É difícil manter a autoestima depois de um derrame. Além das dificuldades invisíveis, as visíveis te isolam socialmente. É incrível como automaticamente você deixa de ser atraente quando percebem que você está numa cadeira de rodas ou que aquela bengala encostada é a sua. Nossa, a pessoa foge sem disfarçar. A pouca mobilidade também te afasta dos eventos que antes eram cotidianos: a gente só assiste pelas redes sociais os encontros em que esqueceram de nos chamar. E esses não são casos isolados, acontecem com todo mundo que sofre um AVC. Nesses dois anos conheci cerca de mil pessoas que tiveram derrame e todas elas passaram por essas situações. Todas. Não houve uma que me dissesse o contrário.

Cheguei à conclusão de que todos esses fatores não foram oriundos nem da maldade, nem da negligência alheia, mas da ignorância. A maioria não sabe lidar com o diferente, muito menos com pessoas com deficiência (seja ela visível ou não). Ninguém ensina isso. Por outro lado, também não há muito interesse em aprender. Infelizmente isso faz parte da nossa sociedade.

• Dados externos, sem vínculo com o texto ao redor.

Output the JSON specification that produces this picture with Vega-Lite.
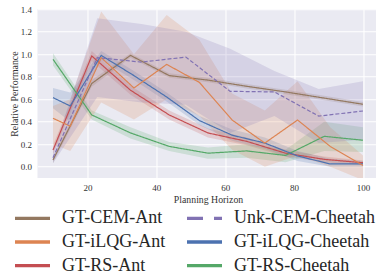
{
  "$schema": "https://vega.github.io/schema/vega-lite/v6.json",
  "width": 341,
  "height": 168.6,
  "autosize": {"type": "none"},
  "padding": {"left": 37.5, "top": 9.3, "right": 0, "bottom": 98.1},
  "background": "white",
  "config": {
    "view": {"fill": "#eaeaf2", "stroke": null},
    "axis": {
      "grid": true, "gridColor": "white", "gridWidth": 1.1, "domain": false, "ticks": false,
      "labelOverlap": false, "labelFlush": false, "labelBound": false,
      "labelFont": "Liberation Serif", "labelFontSize": 9, "labelColor": "#333333",
      "titleFont": "Liberation Serif", "titleFontSize": 9.8, "titleFontWeight": "normal", "titleColor": "#333333"
    }
  },
  "data": {"values": [
    {"s": "GT-CEM-Ant", "x": 10, "y": 0.06, "lo": 0.03, "hi": 0.09},
    {"s": "GT-CEM-Ant", "x": 21.25, "y": 0.74, "lo": 0.71, "hi": 0.77},
    {"s": "GT-CEM-Ant", "x": 32.5, "y": 0.99, "lo": 0.97, "hi": 1.01},
    {"s": "GT-CEM-Ant", "x": 43.75, "y": 0.81, "lo": 0.79, "hi": 0.83},
    {"s": "GT-CEM-Ant", "x": 55, "y": 0.77, "lo": 0.75, "hi": 0.79},
    {"s": "GT-CEM-Ant", "x": 66.25, "y": 0.715, "lo": 0.695, "hi": 0.735},
    {"s": "GT-CEM-Ant", "x": 77.5, "y": 0.665, "lo": 0.645, "hi": 0.685},
    {"s": "GT-CEM-Ant", "x": 88.75, "y": 0.61, "lo": 0.59, "hi": 0.63},
    {"s": "GT-CEM-Ant", "x": 100, "y": 0.555, "lo": 0.535, "hi": 0.575},

    {"s": "GT-RS-Ant", "x": 10, "y": 0.148, "lo": 0.11, "hi": 0.19},
    {"s": "GT-RS-Ant", "x": 21.25, "y": 0.985, "lo": 0.94, "hi": 1.03},
    {"s": "GT-RS-Ant", "x": 32.5, "y": 0.68, "lo": 0.64, "hi": 0.72},
    {"s": "GT-RS-Ant", "x": 43.75, "y": 0.46, "lo": 0.42, "hi": 0.5},
    {"s": "GT-RS-Ant", "x": 55, "y": 0.3, "lo": 0.26, "hi": 0.34},
    {"s": "GT-RS-Ant", "x": 66.25, "y": 0.225, "lo": 0.19, "hi": 0.26},
    {"s": "GT-RS-Ant", "x": 77.5, "y": 0.12, "lo": 0.09, "hi": 0.15},
    {"s": "GT-RS-Ant", "x": 88.75, "y": 0.065, "lo": 0.04, "hi": 0.09},
    {"s": "GT-RS-Ant", "x": 100, "y": 0.035, "lo": 0.015, "hi": 0.055},

    {"s": "GT-RS-Cheetah", "x": 10, "y": 0.955, "lo": 0.9, "hi": 1.01},
    {"s": "GT-RS-Cheetah", "x": 21.25, "y": 0.46, "lo": 0.42, "hi": 0.5},
    {"s": "GT-RS-Cheetah", "x": 32.5, "y": 0.3, "lo": 0.25, "hi": 0.35},
    {"s": "GT-RS-Cheetah", "x": 43.75, "y": 0.18, "lo": 0.14, "hi": 0.22},
    {"s": "GT-RS-Cheetah", "x": 55, "y": 0.12, "lo": 0.07, "hi": 0.17},
    {"s": "GT-RS-Cheetah", "x": 66.25, "y": 0.14, "lo": 0.08, "hi": 0.2},
    {"s": "GT-RS-Cheetah", "x": 77.5, "y": 0.1, "lo": 0.04, "hi": 0.15},
    {"s": "GT-RS-Cheetah", "x": 88.75, "y": 0.27, "lo": 0.14, "hi": 0.4},
    {"s": "GT-RS-Cheetah", "x": 100, "y": 0.235, "lo": 0.13, "hi": 0.35},

    {"s": "GT-iLQG-Cheetah", "x": 10, "y": 0.614, "lo": 0.52, "hi": 0.7},
    {"s": "GT-iLQG-Cheetah", "x": 15, "y": 0.54, "lo": 0.4, "hi": 0.66},
    {"s": "GT-iLQG-Cheetah", "x": 24, "y": 0.99, "lo": 0.95, "hi": 1.03},
    {"s": "GT-iLQG-Cheetah", "x": 33.5, "y": 0.81, "lo": 0.77, "hi": 0.85},
    {"s": "GT-iLQG-Cheetah", "x": 43, "y": 0.62, "lo": 0.58, "hi": 0.66},
    {"s": "GT-iLQG-Cheetah", "x": 52.5, "y": 0.41, "lo": 0.37, "hi": 0.45},
    {"s": "GT-iLQG-Cheetah", "x": 62, "y": 0.28, "lo": 0.23, "hi": 0.33},
    {"s": "GT-iLQG-Cheetah", "x": 71.5, "y": 0.21, "lo": 0.16, "hi": 0.26},
    {"s": "GT-iLQG-Cheetah", "x": 81, "y": 0.095, "lo": 0.05, "hi": 0.14},
    {"s": "GT-iLQG-Cheetah", "x": 90.5, "y": 0.024, "lo": 0.0, "hi": 0.07},
    {"s": "GT-iLQG-Cheetah", "x": 100, "y": 0.024, "lo": 0.0, "hi": 0.05},

    {"s": "GT-iLQG-Ant", "x": 10, "y": 0.43, "lo": 0.2, "hi": 0.54},
    {"s": "GT-iLQG-Ant", "x": 15, "y": 0.36, "lo": 0.14, "hi": 0.6},
    {"s": "GT-iLQG-Ant", "x": 24, "y": 0.97, "lo": 0.57, "hi": 1.38},
    {"s": "GT-iLQG-Ant", "x": 33.5, "y": 0.7, "lo": 0.42, "hi": 1.0},
    {"s": "GT-iLQG-Ant", "x": 43, "y": 0.91, "lo": 0.6, "hi": 1.35},
    {"s": "GT-iLQG-Ant", "x": 52.5, "y": 0.75, "lo": 0.45, "hi": 1.13},
    {"s": "GT-iLQG-Ant", "x": 62, "y": 0.415, "lo": 0.15, "hi": 0.65},
    {"s": "GT-iLQG-Ant", "x": 71.5, "y": 0.21, "lo": 0.0, "hi": 0.5},
    {"s": "GT-iLQG-Ant", "x": 81, "y": 0.415, "lo": 0.1, "hi": 0.76},
    {"s": "GT-iLQG-Ant", "x": 90.5, "y": 0.18, "lo": 0.0, "hi": 0.35},
    {"s": "GT-iLQG-Ant", "x": 100, "y": 0.01, "lo": -0.12, "hi": 0.1},

    {"s": "Unk-CEM-Cheetah", "x": 10, "y": 0.08, "lo": 0.03, "hi": 0.13},
    {"s": "Unk-CEM-Cheetah", "x": 22.86, "y": 0.97, "lo": 0.62, "hi": 1.32},
    {"s": "Unk-CEM-Cheetah", "x": 35.71, "y": 0.93, "lo": 0.57, "hi": 1.27},
    {"s": "Unk-CEM-Cheetah", "x": 48.57, "y": 0.975, "lo": 0.55, "hi": 1.2},
    {"s": "Unk-CEM-Cheetah", "x": 61.43, "y": 0.67, "lo": 0.3, "hi": 1.05},
    {"s": "Unk-CEM-Cheetah", "x": 74.29, "y": 0.665, "lo": 0.45, "hi": 0.85},
    {"s": "Unk-CEM-Cheetah", "x": 87.14, "y": 0.45, "lo": 0.21, "hi": 0.69},
    {"s": "Unk-CEM-Cheetah", "x": 100, "y": 0.495, "lo": 0.24, "hi": 0.76}
  ]},
  "encoding": {
    "x": {"field": "x", "type": "quantitative", "scale": {"domain": [5.5, 104.5], "nice": false, "zero": false},
          "axis": {"values": [20, 40, 60, 80, 100], "title": "Planning Horizon", "labelPadding": 6, "titlePadding": 2}},
    "color": {
      "field": "s", "type": "nominal",
      "scale": {
        "domain": ["GT-CEM-Ant", "GT-iLQG-Ant", "GT-RS-Ant", "Unk-CEM-Cheetah", "GT-iLQG-Cheetah", "GT-RS-Cheetah"],
        "range": ["#937860", "#dd8452", "#c44e52", "#8172b3", "#4c72b0", "#55a868"]
      },
      "legend": {
        "title": null, "orient": "none", "legendX": -14, "legendY": 200, "columns": 2,
        "symbolType": "M-3.5,0H3.5", "symbolSize": 100, "symbolStrokeWidth": 3.3, "symbolOpacity": 1,
        "labelFont": "Liberation Serif", "labelFontSize": 18, "labelColor": "#262626",
        "labelOffset": 20.5, "columnPadding": 14, "rowPadding": 5.7,
        "encode": {"symbols": {"update": {"strokeDash": {"signal": "datum.value === 'Unk-CEM-Cheetah' ? [16, 11] : [1, 0]"}}}}
      }
    }
  },
  "layer": [
    {
      "mark": {"type": "area", "opacity": 0.2, "clip": true},
      "encoding": {
        "y": {"field": "lo", "type": "quantitative", "scale": {"domain": [-0.1, 1.4], "nice": false, "zero": false},
              "axis": {"values": [0, 0.2, 0.4, 0.6, 0.8, 1.0, 1.2, 1.4], "format": ".1f", "title": "Relative Performance", "labelPadding": 6, "titlePadding": 1}},
        "y2": {"field": "hi"}
      }
    },
    {
      "mark": {"type": "line", "strokeWidth": 1.2, "clip": true},
      "encoding": {
        "y": {"field": "y", "type": "quantitative",
              "axis": {"values": [0, 0.2, 0.4, 0.6, 0.8, 1.0, 1.2, 1.4], "format": ".1f", "title": "Relative Performance", "labelPadding": 6, "titlePadding": 1}},
        "strokeDash": {"condition": {"test": "datum.s === 'Unk-CEM-Cheetah'", "value": [4, 2]}, "value": [1, 0]}
      }
    }
  ]
}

Meu processo de aceitação começou nos grupos de apoio de AVC. Conversar com pessoas que estavam passando pelo mesmo que eu, me tirou aquela percepção de que havia alguma coisa errada comigo. Percebi que era situação em que me encontrava (a de PCD) que me transformava em alvo para agressões, principalmente as não intencionais, feitas pelas pessoas que eu mais amava. Depois comecei a frequentar grupos de apoio específicos de pessoas com deficiência, que sempre me acolheram e me informaram muito bem. Neles, tive a dimensão da grandiosidade do preconceito com PCDs (capacitismo) e da necessidade que temos de nos proteger e nos acolher. E assim, à medida em que fui aceitando os fatos, fui aprendendo a lidar com o meu novo corpo, hoje amado e respeitado. É claro que todo esse processo demanda um tempo próprio para cada pessoa. Não adianta forçar, nem apressar. Aos poucos fui percebendo que, por dentro, eu ainda era a mesma, e que merecia lutar pelos meus direitos e pela alegria de viver. Pois é, renascer também dói.